About
Synthetic Biology aims to design and manufacture biologically-based devices and systems that do not already exist in the natural world, including the re-design and fabrication of existing biological systems. The Centre for Synthetic Biology and Innovation was established at Imperial College in January 2009 with a grant of around £5m from the UK’s Engineering and Physical Sciences Research Council. Synthetic Biology has as its objective the re-engineering organisms to develop new biological parts, devices, and systems or to redesign existing systems found in nature – for example in the creation of new microorganisms designed for bioremediation to clear pollutants from water supplies, or the engineering of rice or other foodstuffs so that they incorporate specific dietary components such as vitamins, seemed, at that time, to offer countless opportunities for industrial development, harnessing the power of newfound techniques of genetic manipulation to make organism do things that they otherwise would not. However it was immediately clear that such bioengineered organisms may pose risks if released into the environment, some of which were already being imagined in science fiction books.
For these reasons, there was a strong push to incorporate an understanding of potential social and ethical issues ‘upstream’, in the early stages of scientific research and development. The Centre was thus founded on a partnership that had already been formed with social scientists at the BIOS Centre at the LSE, and colleagues from the BIOS centre, including doctoral students funded from the EPRC and related grants, were ‘embedded’ within the synthetic biology research labs at Imperial, and worked closely with the researchers from the early stages. For example, one of the aims of synthetic biology was to create and standardise the tools and devices to make biology easier to engineer and this raised concerns that it could increase the risk of misuse for biowarfare or bioterrorism and this issue was the subject of a number of international workshops and debates organized by BIOS researchers in CSynBI and led to an ongoing concern in BIOS with issues of biosecurity, bioweapons and biosurveillance. A second major focus of work at that time was the attempt to develop biosensors countries that were robust and easy to use in different environments, for example to identify the presence of pathogens in hospital environments or pathogens in food or water supplies in developing countries. BIOS researchers in CSynbI carried out research on the development of synthetic biology in a number of countries, including Japan and China, and worked with the Royal Society on the challenges of international governance of synthetic biology, and collaborated in a number of international workshops and symposia involving the Royal Society and the Royal Academy of Engineering in the UK and their counterparts in the USA and China.

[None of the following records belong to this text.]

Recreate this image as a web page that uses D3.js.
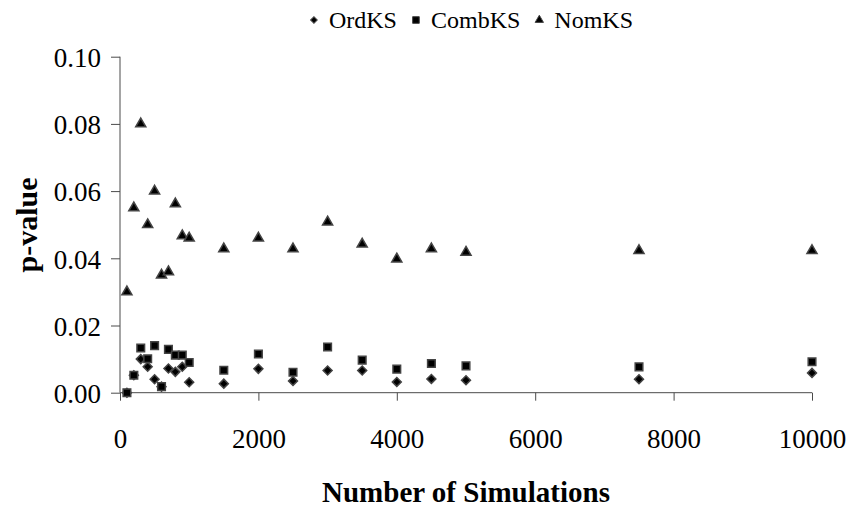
<!DOCTYPE html>
<html>
<head>
<meta charset="utf-8">
<script src="https://cdn.jsdelivr.net/npm/d3@7/dist/d3.min.js"></script>
<style>
  html, body { margin: 0; padding: 0; background: #fff; }
  svg { display: block; }
</style>
</head>
<body>
<svg id="chart" width="851" height="510"></svg>
<script>
// Number of simulations for each run
const simulations = [100, 200, 300, 400, 500, 600, 700, 800, 900, 1000,
                     1500, 2000, 2500, 3000, 3500, 4000, 4500, 5000, 7500, 10000];

// p-values per test
const ordKS  = [0.0000, 0.0052, 0.0100, 0.0077, 0.0040, 0.0018, 0.0072, 0.0062, 0.0077, 0.0031,
                0.0027, 0.0071, 0.0035, 0.0066, 0.0066, 0.0032, 0.0041, 0.0037, 0.0040, 0.0059];
const combKS = [0.0000, 0.0052, 0.0133, 0.0101, 0.0140, 0.0018, 0.0129, 0.0112, 0.0112, 0.0090,
                0.0067, 0.0115, 0.0061, 0.0136, 0.0097, 0.0070, 0.0087, 0.0080, 0.0077, 0.0092];
const nomKS  = [0.0300, 0.0550, 0.0800, 0.0500, 0.0600, 0.0350, 0.0360, 0.0562, 0.0467, 0.0460,
                0.0428, 0.0460, 0.0428, 0.0508, 0.0442, 0.0398, 0.0428, 0.0418, 0.0423, 0.0423];

const seriesNames = ["OrdKS", "CombKS", "NomKS"];
const xTicks = [0, 2000, 4000, 6000, 8000, 10000];
const yTicks = [0, 0.02, 0.04, 0.06, 0.08, 0.10];

const FONT = "'Liberation Serif', 'Times New Roman', serif";

// Diamond drawn as a square turned by 45 degrees
const series = [
  { name: seriesNames[0], values: ordKS,  symbol: d3.symbolSquare,   rotate: 45, size: 40, legendSize: 22 },
  { name: seriesNames[1], values: combKS, symbol: d3.symbolSquare,   rotate: 0,  size: 58, legendSize: 44 },
  { name: seriesNames[2], values: nomKS,  symbol: d3.symbolTriangle, rotate: 0,  size: 44, legendSize: 30 }
];

const svg = d3.select("#chart");

const x = d3.scaleLinear().domain([0, 10000]).range([120, 812]);
const y = d3.scaleLinear().domain([0, 0.10]).range([392.7, 56.7]);

const axisColor = "#4a4a4a";

// Y axis
const yAxis = svg.append("g")
  .attr("transform", `translate(${x(0)},0)`)
  .call(d3.axisLeft(y).tickValues(yTicks).tickSize(9).tickPadding(10)
        .tickFormat(d3.format(".2f")))
  .attr("font-family", null).attr("font-size", null);
yAxis.select(".domain").attr("stroke", axisColor).attr("d", `M0,${y(0.10)}V${y(0)}`);
yAxis.selectAll(".tick line").attr("stroke", axisColor);
yAxis.selectAll(".tick text")
  .style("font-family", FONT)
  .style("font-size", "27px")
  .attr("fill", "#000")
  .attr("dy", "0.36em");

// X axis
const xAxis = svg.append("g")
  .attr("transform", `translate(0,${y(0)})`)
  .call(d3.axisBottom(x).tickValues(xTicks).tickSize(8).tickPadding(28)
        .tickFormat(d3.format("d")))
  .attr("font-family", null).attr("font-size", null);
xAxis.select(".domain").attr("stroke", axisColor).attr("d", `M${x(0)},0H${x(10000)}`);
xAxis.selectAll(".tick line").attr("stroke", axisColor);
xAxis.selectAll(".tick text")
  .style("font-family", FONT)
  .style("font-size", "27px")
  .attr("fill", "#000");

// Axis titles
svg.append("text")
  .attr("x", 466).attr("y", 502)
  .attr("text-anchor", "middle")
  .style("font-family", FONT)
  .style("font-size", "29px").style("font-weight", "bold")
  .text("Number of Simulations");

svg.append("text")
  .attr("transform", "translate(37,225) rotate(-90)")
  .attr("text-anchor", "middle")
  .style("font-family", FONT)
  .style("font-size", "30px").style("font-weight", "bold")
  .text("p-value");

// Markers (later series drawn on top)
series.forEach(s => {
  const sym = d3.symbol().type(s.symbol).size(s.size);
  svg.append("g").selectAll("path")
    .data(simulations.map((n, i) => ({ n, v: s.values[i] })))
    .join("path")
    .attr("transform", d => `translate(${x(d.n)},${y(d.v)}) rotate(${s.rotate})`)
    .attr("d", sym)
    .attr("fill", "#000")
    .attr("stroke", "#444")
    .attr("stroke-width", 1.5);
});

// Legend
const legend = svg.append("g");
let cursor = 0;
series.forEach(s => {
  const g = legend.append("g");
  g.append("path")
    .attr("d", d3.symbol().type(s.symbol).size(s.legendSize)())
    .attr("fill", "#000").attr("stroke", "#444").attr("stroke-width", 1)
    .attr("transform", `translate(0,20) rotate(${s.rotate})`);
  const t = g.append("text")
    .attr("x", 15).attr("y", 28)
    .style("font-family", FONT)
    .style("font-size", "24px")
    .text(s.name);
  const w = 15 + t.node().getComputedTextLength();
  g.attr("transform", `translate(${cursor},0)`);
  cursor += w + 19;
});
const legendWidth = cursor - 19;
legend.attr("transform", `translate(${633 - legendWidth},0)`);
</script>
</body>
</html>
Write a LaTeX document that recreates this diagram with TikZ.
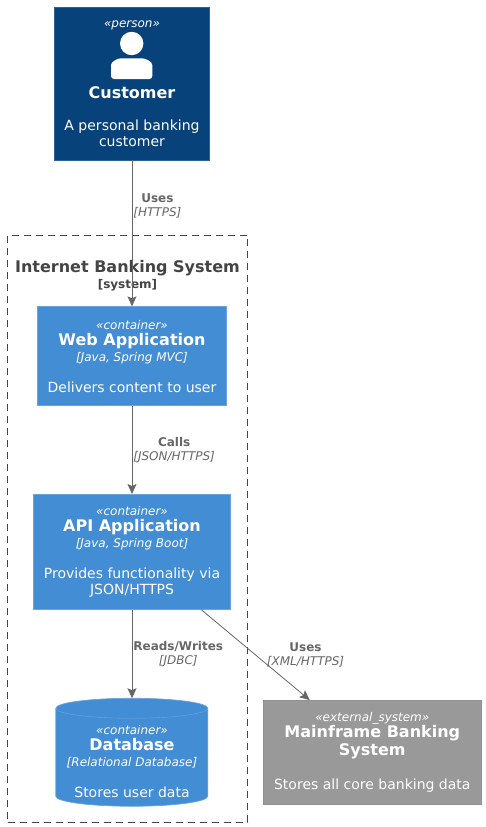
\documentclass[tikz,border=0pt]{standalone}
\usepackage{fontspec}
\setmainfont{DejaVu Sans}
\usetikzlibrary{shapes.geometric, arrows.meta, positioning}

\definecolor{personfill}{HTML}{08427B}
\definecolor{personline}{HTML}{2E6295}
\definecolor{containerfill}{HTML}{438DD5}
\definecolor{containerline}{HTML}{6BA5DE}
\definecolor{externalfill}{HTML}{999999}
\definecolor{externalline}{HTML}{919191}
\definecolor{edgegray}{HTML}{666666}
\definecolor{systemgray}{HTML}{444444}

\newcommand{\stereo}[1]{{\fontsize{12}{16}\selectfont\itshape «#1»}}
\newcommand{\titletext}[1]{{\fontsize{16}{18}\selectfont\bfseries #1}}
\newcommand{\techtext}[1]{{\fontsize{12}{16}\selectfont\itshape [#1]}}

\begin{document}
\begin{tikzpicture}[
    node distance=1cm,
    every node/.style={font=\fontsize{14}{16}\selectfont},
    element/.style={draw, align=center, text=white, inner sep=0pt, line width=0.7pt},
    personbox/.style={element, fill=personfill, draw=personline, minimum width=155.5pt, minimum height=153pt},
    containerbox/.style={element, fill=containerfill, draw=containerline},
    externalbox/.style={element, fill=externalfill, draw=externalline, minimum width=217.5pt, minimum height=104pt},
    database/.style={inner sep=0pt, minimum width=152pt, minimum height=108pt},
    dbshape/.style={fill=containerfill, draw=containerline, line width=0.7pt},
    boundary/.style={draw=systemgray, dash pattern=on 7pt off 5pt, line width=0.8pt, minimum width=240pt, minimum height=587pt, inner sep=0pt},
    arrow/.style={-{Stealth[length=10pt, width=9pt, inset=2pt]}, draw=edgegray, line width=0.8pt},
    edgelabel/.style={text=edgegray, align=center, font=\fontsize{12}{14}\selectfont, inner sep=1pt}
]
    \useasboundingbox (0,0) rectangle (485pt,-827pt);

    \node (system) [boundary] at (127.5pt,-528.5pt) {};
    \node (systemtitle) [below=26pt of system.north, text=systemgray, align=center, inner sep=0pt] {\titletext{Internet Banking System}\\{\fontsize{12}{14}\selectfont\bfseries [system]}};

    \node (customer) [personbox] at (132pt,-83.5pt) {\stereo{person}\\[55pt]\titletext{Customer}\\[16pt]A personal banking\\customer};
    \node (web) [containerbox, minimum width=189.5pt, minimum height=99pt, below=146pt of customer] {\stereo{container}\\\titletext{Web Application}\\\techtext{Java, Spring MVC}\\[15pt]Delivers content to user};
    \node (api) [containerbox, minimum width=197.5pt, minimum height=115pt, below=88pt of web] {\stereo{container}\\\titletext{API Application}\\\techtext{Java, Spring Boot}\\[15pt]Provides functionality via\\JSON/HTTPS};
    \node (db) [database, below=88.5pt of api] {};
    \node (mainframe) [externalbox, right=55pt of db] {\stereo{external\_system}\\\titletext{Mainframe Banking}\\[2pt]\titletext{System}\\[18pt]Stores all core banking data};

    % database body
    \path [dbshape] (db.north west) ++(0,-10pt) arc[start angle=180, end angle=0, x radius=76pt, y radius=10pt] -- ++(0,-88pt) arc[start angle=0, end angle=-180, x radius=76pt, y radius=10pt] -- cycle;
    \draw [containerline, line width=0.4pt] (db.north west) ++(0,-10pt) arc[start angle=180, end angle=360, x radius=76pt, y radius=10pt];
    \node (dbtext) [align=center, text=white, inner sep=0pt, yshift=-9pt] at (db.center) {\stereo{container}\\\titletext{Database}\\\techtext{Relational Database}\\[15pt]Stores user data};

    % person icon
    \fill[white] (131.7pt,-43.5pt) circle (11.7pt);
    \fill[white, rounded corners=3pt] (111pt,-79pt) -- (111pt,-68pt) to[out=90, in=180] (124pt,-58.3pt) -- (139pt,-58.3pt) to[out=0, in=90] (152.3pt,-68pt) -- (152.3pt,-79pt) -- cycle;

    \draw [arrow] (customer) -- node[edgelabel, pos=0.31, right] {\textbf{Uses}\\\textit{[HTTPS]}} (web);
    \draw [arrow] (web) -- node[edgelabel, right] {\textbf{Calls}\\\textit{[JSON/HTTPS]}} (api);
    \draw [arrow] (api) -- node[edgelabel, right] {\textbf{Reads/Writes}\\\textit{[JDBC]}} (db);
    \draw [arrow] (api) -- node[edgelabel, right, xshift=10pt] {\textbf{Uses}\\\textit{[XML/HTTPS]}} (mainframe);
\end{tikzpicture}
\end{document}
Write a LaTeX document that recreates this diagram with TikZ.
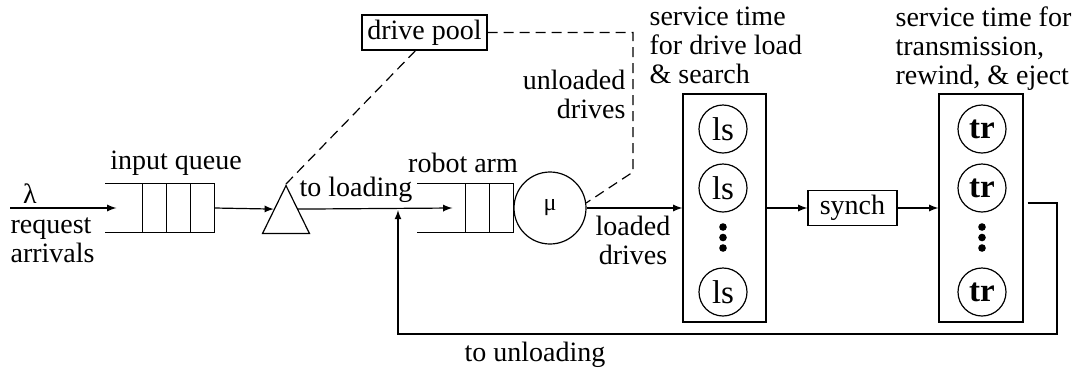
\documentclass[tikz,border=0pt]{standalone}
\usepackage{fontspec}
\setmainfont{Liberation Serif}
\usetikzlibrary{shapes,arrows,positioning,calc}

\begin{document}
\begin{tikzpicture}[
    x=0.5pt, y=-0.5pt,
    line width=0.6pt,
    font=\fontsize{14}{14.5}\selectfont,
    lbl/.style={inner sep=0pt},
    queuebox/.style={rectangle, minimum height=24pt, inner sep=0pt},
    server/.style={circle, draw, minimum size=24pt, inner sep=0pt, font=\fontsize{16.5}{17}\selectfont},
    stagebox/.style={rectangle, draw, minimum width=41.5pt, minimum height=114pt},
    plainbox/.style={rectangle, draw, inner sep=0pt, minimum height=17.5pt},
    dotmark/.style={circle, fill, minimum size=3.8pt, inner sep=0pt},
    arrow/.style={->, >=latex},
    link/.style={dashed, dash pattern=on 5pt off 3pt}
]
    \useasboundingbox (0,0) rectangle (1081,371);

    % queues and servers
    \node[queuebox, minimum width=54pt] (inq) at (160,208) {};
    \draw (inq.north west) -- (inq.north east) -- (inq.south east) -- (inq.south west);
    \foreach \dx in {-24,-48,-72}
        \draw ($(inq.north east)+(\dx,0)$) -- ($(inq.south east)+(\dx,0)$);

    \node[draw, isosceles triangle, isosceles triangle stretches, shape border rotate=90,
          minimum width=23.5pt, minimum height=24pt, inner sep=0pt, anchor=apex] (split) at (286,184) {};

    \node[queuebox, minimum width=47.5pt] (armq) at (465.5,208) {};
    \draw (armq.north west) -- (armq.north east) -- (armq.south east) -- (armq.south west);
    \foreach \dx in {-24,-48}
        \draw ($(armq.north east)+(\dx,0)$) -- ($(armq.south east)+(\dx,0)$);

    \node[server, minimum size=36pt] (arm) at (550,208) {\fontsize{12}{12}\selectfont μ};

    \node[plainbox, minimum width=62.5pt] (pool) at (424.5,32.5) {drive pool};
    \node[plainbox, minimum width=44.5pt] (synch) at (852.5,208) {synch};

    \node[stagebox] (lsbox) at (724.5,208) {};
    \node[stagebox, minimum width=42pt] (trbox) at (981,208) {};
    \node[server] (ls1) at (723,129) {ls};
    \node[server] (ls2) at (723,188) {ls};
    \node[server] (ls3) at (723,292) {ls};
    \node[server, font=\fontsize{16.5}{17}\selectfont\bfseries] (tr1) at (982,129) {tr};
    \node[server, font=\fontsize{16.5}{17}\selectfont\bfseries] (tr2) at (982,188) {tr};
    \node[server, font=\fontsize{16.5}{17}\selectfont\bfseries] (tr3) at (982,292) {tr};
    \foreach \y [count=\i] in {227,237.5,248} {
        \node[dotmark] (lsdot\i) at (723,\y) {};
        \node[dotmark] (trdot\i) at (982,\y) {};
    }

    % labels
    \node[lbl] (inqlbl) at (176,163) {input queue};
    \node[lbl] (armlbl) at (463,163) {robot arm};
    \node[lbl, anchor=south] (lam) at (30,204) {λ};
    \node[lbl, align=left, anchor=north west] (arrlbl) at (10,217) {request\\arrivals};
    \node[lbl, anchor=south west] (toload) at (299,203) {to loading};
    \node[lbl, align=right, anchor=east] (unld) at (626,94) {unloaded\\drives};
    \node[lbl, align=center] (ld) at (633,240) {loaded\\drives};
    \node[lbl] (tounld) at (535,355) {to unloading};
    \node[lbl, align=left, anchor=north west] (lstxt) at (649,6) {service time\\for drive load\\\& search};
    \node[lbl, align=left, anchor=north west] (trtxt) at (895,6) {service time for\\transmission,\\rewind, \& eject};

    % connectors
    \coordinate (src) at (10,208);
    \coordinate (bend) at (633,172);
    \coordinate (retcorner) at (1057,334);
    \coordinate (ret) at (398,210);

    \draw[arrow] (src) -- ([xshift=5.5pt]inq.west);
    \draw[arrow] (inq.east) -- (split.left side);
    \draw[arrow] (split.right side) -- ([xshift=17.5pt]armq.west);
    \draw[arrow] (arm.east) -- (lsbox.west);
    \draw[arrow] (lsbox.east) -- (synch.west);
    \draw[arrow] (synch.east) -- (trbox.west);
    \draw[arrow] ([xshift=2pt,yshift=2.5pt]trbox.east) -| (retcorner) -| (ret);

    \draw[link] ([xshift=-4.5pt]pool.south) -- (split.apex);
    \draw[link] (pool.east) -| (bend) -- (arm.8);
\end{tikzpicture}
\end{document}
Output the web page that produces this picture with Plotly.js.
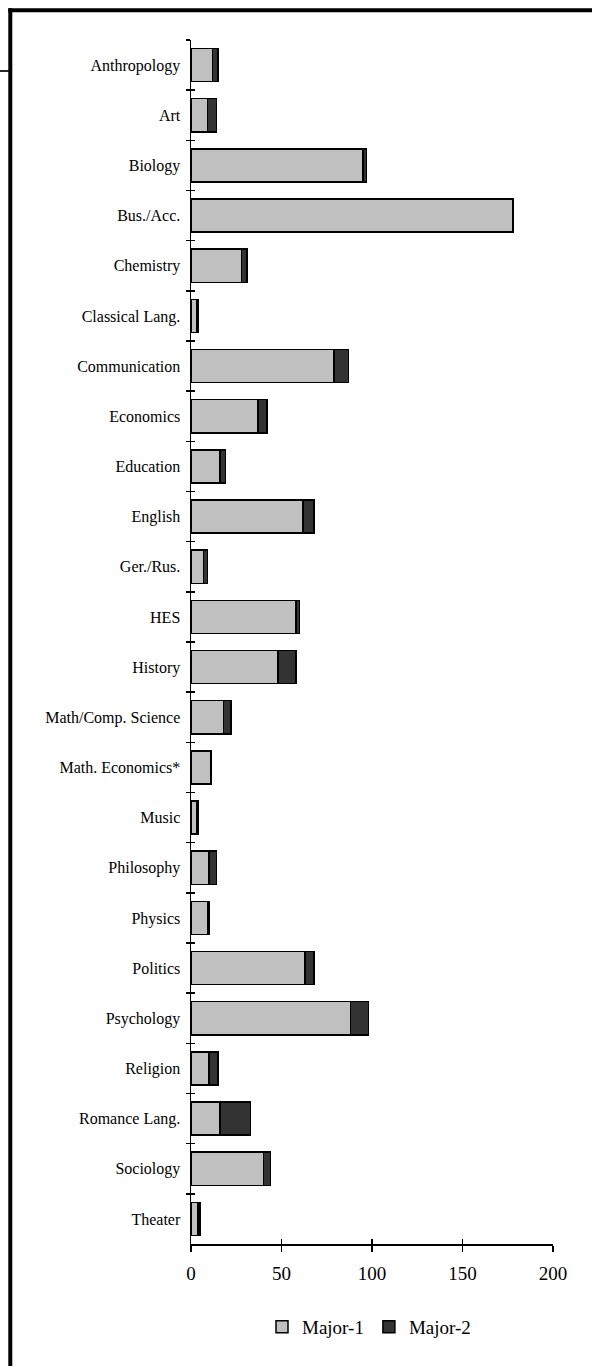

CSynBI was one of the earliest experiments in the UK with what became known as ‘upstream social engagement’, in which social and ethical issues were to shape the actual research strategies and objectives of an emerging technology, rather than being called upon at a late stage to address social and ethical implications, as had been the case in the ELSI (Ethical, Legal and Social Implications) programmes that grew up around the Human Genome Project. CSynBI ran until the end of 2014, when it became part of a larger consortium of UK Synthetic Biology centres at five British universities (Imperial College, Cambridge, Edinburgh, Kings and Newcastle) known as ‘the Flowers Consortium’ after the name of the Flowers building at Imperial College in London in which the strategy was developed, and the BIOS group remained engaged in this work for a further five years working on issues of responsible innovation, translation and commercialization producing working papers, training masters students in synthetic biology and researching actual and potential social, political and ethical issues in the development and commercialization of synthetic biology.